Despite essentially no sleep since Monday night, I was wide awake. I texted my wife that I would not be home and that I was probably going to sleep in the airport (even with a free hotel room, the thought of waiting for a hotel voucher, taking the train to the Main Terminal, waiting for a shuttle, waiting to check-in, and going to sleep only to have to get up early the next morning was not appealing). She was concerned I would die of exhaustion and demanded that I get a hotel room. I guess I was sort of worried as well that with such incredible sleep deprivation I was not even tired (or at least did not feel tired).
So I did get a hotel room, the Hyatt Dulles, and did have to wait 20 minutes for the shuttle, which meant it was nearly midnight by the time I reached my hotel room.
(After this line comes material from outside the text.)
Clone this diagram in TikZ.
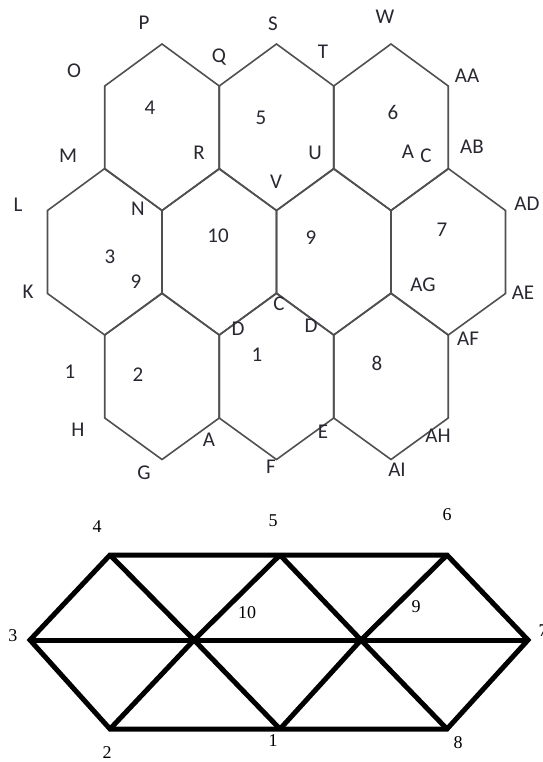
\documentclass[tikz,border=0pt]{standalone}
\usepackage{fontspec}
\setmainfont{Carlito}
\newfontfamily\timesf{Liberation Serif}
\definecolor{hexgray}{RGB}{80,80,80}
\definecolor{labcol}{RGB}{40,40,50}
\begin{document}
\begin{tikzpicture}[x=1pt,y=-1pt,
  hexline/.style={draw=hexgray, line width=1.6pt, line join=miter},
  hexlab/.style={font=\fontsize{21}{21}\selectfont, text=labcol, inner sep=0pt},
  gedge/.style={draw=black, line width=5pt, line join=miter},
  glab/.style={font=\timesf\fontsize{18}{18}\selectfont, text=black, inner sep=0pt}]
\useasboundingbox (0,0) rectangle (542,762);
% hexagon tiling
\foreach \cx/\ty in {162/44, 276.5/44, 391/44,
                     104.75/168.5, 219.25/168.5, 333.75/168.5, 448.25/168.5,
                     162/293, 276.5/293, 391/293}
  \draw[hexline] (\cx,\ty) -- ++(57.25,42) -- ++(0,83) -- ++(-57.25,41.5)
     -- ++(-57.25,-41.5) -- ++(0,-83) -- cycle;
% hexagon labels
\node[hexlab] (lP) at (144,23) {P};
\node[hexlab] (lO) at (74,71) {O};
\node[hexlab] (lQ) at (219,57) {Q};
\node[hexlab] (lS) at (273,24) {S};
\node[hexlab] (lT) at (323,52) {T};
\node[hexlab] (lW) at (385,17) {W};
\node[hexlab] (lAA) at (467,76) {AA};
\node[hexlab] (h4) at (150,108) {4};
\node[hexlab] (h5) at (261,118) {5};
\node[hexlab] (h6) at (393,112) {6};
\node[hexlab] (lM) at (68,156) {M};
\node[hexlab] (lR) at (199,153) {R};
\node[hexlab] (lU) at (315,153) {U};
\node[hexlab] (lAc1) at (408,152) {A};
\node[hexlab] (lAc2) at (426,156) {C};
\node[hexlab] (lAB) at (472,147) {AB};
\node[hexlab] (lL) at (18,205) {L};
\node[hexlab] (lN) at (138,209) {N};
\node[hexlab] (lV) at (276,182) {V};
\node[hexlab] (h10) at (218,236) {10};
\node[hexlab] (h9) at (311,238) {9};
\node[hexlab] (h7) at (442,230) {7};
\node[hexlab] (lAD) at (527,204) {AD};
\node[hexlab] (h3) at (110,257) {3};
\node[hexlab] (l9b) at (136,282) {9};
\node[hexlab] (lK) at (28,292) {K};
\node[hexlab] (lC) at (279,304) {C};
\node[hexlab] (lD1) at (238,329) {D};
\node[hexlab] (lD2) at (311,326) {D};
\node[hexlab] (h1) at (257,355) {1};
\node[hexlab] (l1b) at (70,372) {1};
\node[hexlab] (h2) at (138,375) {2};
\node[hexlab] (h8) at (377,363) {8};
\node[hexlab] (lAG) at (423,285) {AG};
\node[hexlab] (lAE) at (523,293) {AE};
\node[hexlab] (lAF) at (468,339) {AF};
\node[hexlab] (lH) at (78,430) {H};
\node[hexlab] (lA) at (209,440) {A};
\node[hexlab] (lG) at (144,473) {G};
\node[hexlab] (lF) at (271,467) {F};
\node[hexlab] (lE) at (323,432) {E};
\node[hexlab] (lAH) at (438,436) {AH};
\node[hexlab] (lAI) at (397,470) {AI};
% graph
\coordinate (n4) at (110,555);
\coordinate (n5) at (280,555);
\coordinate (n6) at (447,555);
\coordinate (n3) at (30,640);
\coordinate (n10) at (194,640);
\coordinate (n9) at (361,640);
\coordinate (n7) at (528,640);
\coordinate (n2) at (110,729);
\coordinate (n1) at (280,729);
\coordinate (n8) at (447,729);
\draw[gedge] (n4) -- (n5) -- (n6) -- (n7) -- (n8) -- (n1) -- (n2) -- (n3) -- cycle;
\draw[gedge] (n3) -- (n10) -- (n9) -- (n7);
\draw[gedge] (n4) -- (n10) -- (n1);
\draw[gedge] (n2) -- (n10) -- (n5);
\draw[gedge] (n5) -- (n9) -- (n8);
\draw[gedge] (n1) -- (n9) -- (n6);
\node[glab] (g4) at (97,527) {4};
\node[glab] (g5) at (273,521) {5};
\node[glab] (g6) at (447,515) {6};
\node[glab] (g3) at (13,636) {3};
\node[glab] (g10) at (247,613) {10};
\node[glab] (g9) at (416,607) {9};
\node[glab] (g7) at (543,631) {7};
\node[glab] (g2) at (107,753) {2};
\node[glab] (g1) at (273,741) {1};
\node[glab] (g8) at (458,743) {8};
\end{tikzpicture}
\end{document}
There was no way this was worth it if I was going to have to get up at 6am to return to the airport, so I rebooked myself on an 11am flight to LA today and slept in, enjoying a nice breakfast before proceeding over to Dulles for another cappuccino in the BA Lounge prior to my lightly-filled flight to LA.
The point of this post is two-fold. One, should I have just slept on an airport bench, retreated to the BA lounge for breakfast, then taken an early flight home or was the hotel necessary? I can actually sleep just fine in an airport…More importantly, how long can a normal person go without real sleep? I talked to my wife again and she said that I probably would not have died since lab rats died after seven sleepless days and not four, but that was hardly comforting.
In any case, I am now well-rested and am going to take it easy for the rest of the weekend. I used to run on just a few hours of sleep per night when I lived in Frankfurt, but at least then there was also 3-4 hours every night I would sleep — these past few days were like pulling three consecutive overnighters. How long do you go without sleep?
I’ve never been able to pull an all-nighter, even in my younger days; I had some bad 80+ hour weeks back in my public accounting days, but even then, I’d have to go home and sleep for at least 4 hours before coming back to work. Nowadays, truth be told, I can’t even go one night without proper sleep without being borderline non-functional the next day. That’s one reason I go out of my way to avoid red-eyes, unless the flight length is sufficient to get a decent sleep. And also while you’ll probably never see me post a photo of a sunrise, unless it’s in Alaska in the dead of winter…
I sometimes, stupidly IMO, will pull an all-nighter before taking a flight if it departs between 0500-0630. Before graduating from KU, I would usually go for a hotel room near MCI, allowing me to get at least a few hours of sleep. With a 45 minute drive to the airport, not getting any sleep hasn’t been good. I’ve never been in an accident, but I can definitely tell that I am too tired to drive..
I hate early morning flights, though I guess I have myself to blame for booking them!!
Answer: until he/she no longer can. I once stayed up nearly 34 hours from a day of departure w. coast US, TATL flight but no sleep, then up all day in late p.m. in Europe visiting family. At night I was walking down a hallway and suddenly I was against the wall falling. That was the sign, game over. Road Warriors landing after 14 hour flights and hitting the ground to sit in some mundane conference room listening to presentations is a mind and body shock and awe. A lot of people can do it and even love, thrive on it and proudly display ’24/7′ embroidered on their shirt collar- until they’re fired or pre-maturely die. Not so many seen wearing it after age 50 though. By then you’re hopefully the boss in Chicago sending the travelling underling emails time stamped at 10 pm their time in Singapore and seeing if they respond by 2 am their time to see how 24/7 they are. Its combat out there! Stay awake, stay alive, or at least to keep your job. Sleep is for sissies, dontchyaknow.
Oops, posted on the wrong page. Again:
From wiki/google on Thomas Edison:
“When Edison was 16, he moved to Toronto, Canada. He became a telegraph assistant. His job was to report to Toronto every hour by telegraph signal. Edison thought this was a waste of time. He invented a gadget that sent a signal even if he was asleep. This was his first invention – the transmitter and receiver for the automatic telegraph. His boss found him asleep. Edison was almost fired.”
“He scoffed at formal education, thought 4 hours’ sleep a night enough, and often worked 40 or 50 hours straight.”